Each semester, a professional artist works with a small group of students who are serious about art through Open Studio. Until now, however, there hasn’t been a connection like this between museum exhibitions and those students.
“I think experiencing how one builds an installation full-scale is a far better teaching tool than just showing pictures” of installations, Reynolds said.
Since November, students have worked on scale models of their own. An exhibit of photographs of those models opens with a reception at the Currier Museum on Saturday, Dec. 13, from 2 to 5 p.m. They’ll be up through Feb. 16.
“There’s been a lot of layers to it,” Atkins said. Atkins said they want to continue to build a partnership between Open Studio and Spotlight New England, but it won’t always be possible like this for the exhibiting artist to lead Open Studio and use students as apprentices. The next installment of the series will be in the summer, with work by Gary Haven Smith and Gerald Auten.
While real wood supports Reynolds’ structures, much of her creation uses painted foam. Panels are mostly foam board, while the floor panels are wood. Necessary screws are hidden while structurally pointless nails covered by gray toy wheels stick out randomly. They suggest the structure is in the midst of construction or destruction. “Take your pick,” Reynolds said.
They also add more “cartoon-like logic,” as does the faux wood grain. Cartoons are “virtual representations of what we consider to be real,” Reynolds said.

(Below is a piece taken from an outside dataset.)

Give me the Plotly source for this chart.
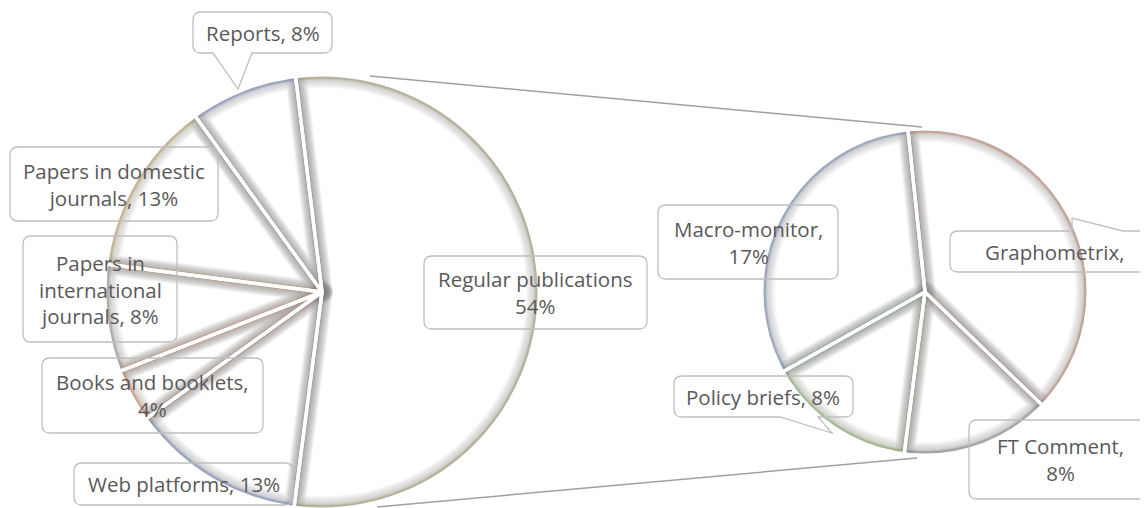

Atkins said the display is included because of the way Reynolds manipulates materials, and because part of the goal of Spotlight New England is to make contemporary artists and how they work accessible to museum visitors.
There is historical reference in the contemporary-looking “Forgotten Mistake,” including its very whimsicalness, Reynolds said. During the Renaissance, events like the “Feast of Fools” were celebrations of “what wasn’t normal,” Reynolds said. “You had a lot of play and laughter occurring in some very serious public places.”
That’s echoed in “Forgotten Mistake”’s museum placement.
“I think, in general, art has taken on a very serious position in culture. It’s not often you see art as having a more humorous or irreverent quality,” Reynolds said.
Of course, a museum collection piece originally made to provoke may not “have the same quality of getting under our skin that it did when first created,” Reynolds said.
You can probably discover something new the longer you look at “Forgotten Mistake,” which Karen Tebbenhoff, director of public relations and marketing, admits to.
The patterns and colors on the panels are based on origami paper patterns. Reynolds had been using them in a series of abstract collages in 2003 about confusing “foreground and background,” “positive and negative space,” she said.
Combinations of patterns tend to disorient spatial relationships, she said.
“A lot of those colors to me seem very playful and kind of giddy. I think that quality of playfulness is important to the installation. It’s meant to be a little irreverent and playful and even absurd,” Reynolds said.
Reynolds looked at photos of buildings decaying in her design process — in particular, coal mining tipples, which look haphazardly constructed with chutes and scaffolding. Walls block vision or allow it, permit passage and don’t. They had the positive and negative that she was trying to get at, she said.
The curve of the wood to the floor has a Baroque structure — with movement like folds of cloth, she said. During the Baroque period, how an audience interacted with a sculpture was also considered part of the piece, she said.
Reynolds’ installations are site-specific and can’t be exhibited again elsewhere. She starts by creating a scale model at 1 inch to 1 foot. She combines paper with origami prints, sticks and foam core with hot glue. She looks at it for a while, then reworks it as one does to sketch or paint, she said. Each angle has to be determined, and precise measurements taken to transfer the model into a full-scale installation. Throughout “Forgotten Mistake” and her other installations are what Reynolds calls “biomorphic creatures.” They preceded her installations as a series.
“Every time I think about taking them out, it doesn’t seem right,” Reynolds said. They add a narrative quality yet elude “rational meaning,” she said.
It’s “very much, to me, like the world that we live in. If we think about it and experience it in that way in being fully immersed in both what we know and what we don’t know, there’s sort of a moment when that wonder is coupled with a sense of unease. I find that very truthful,” Reynolds said.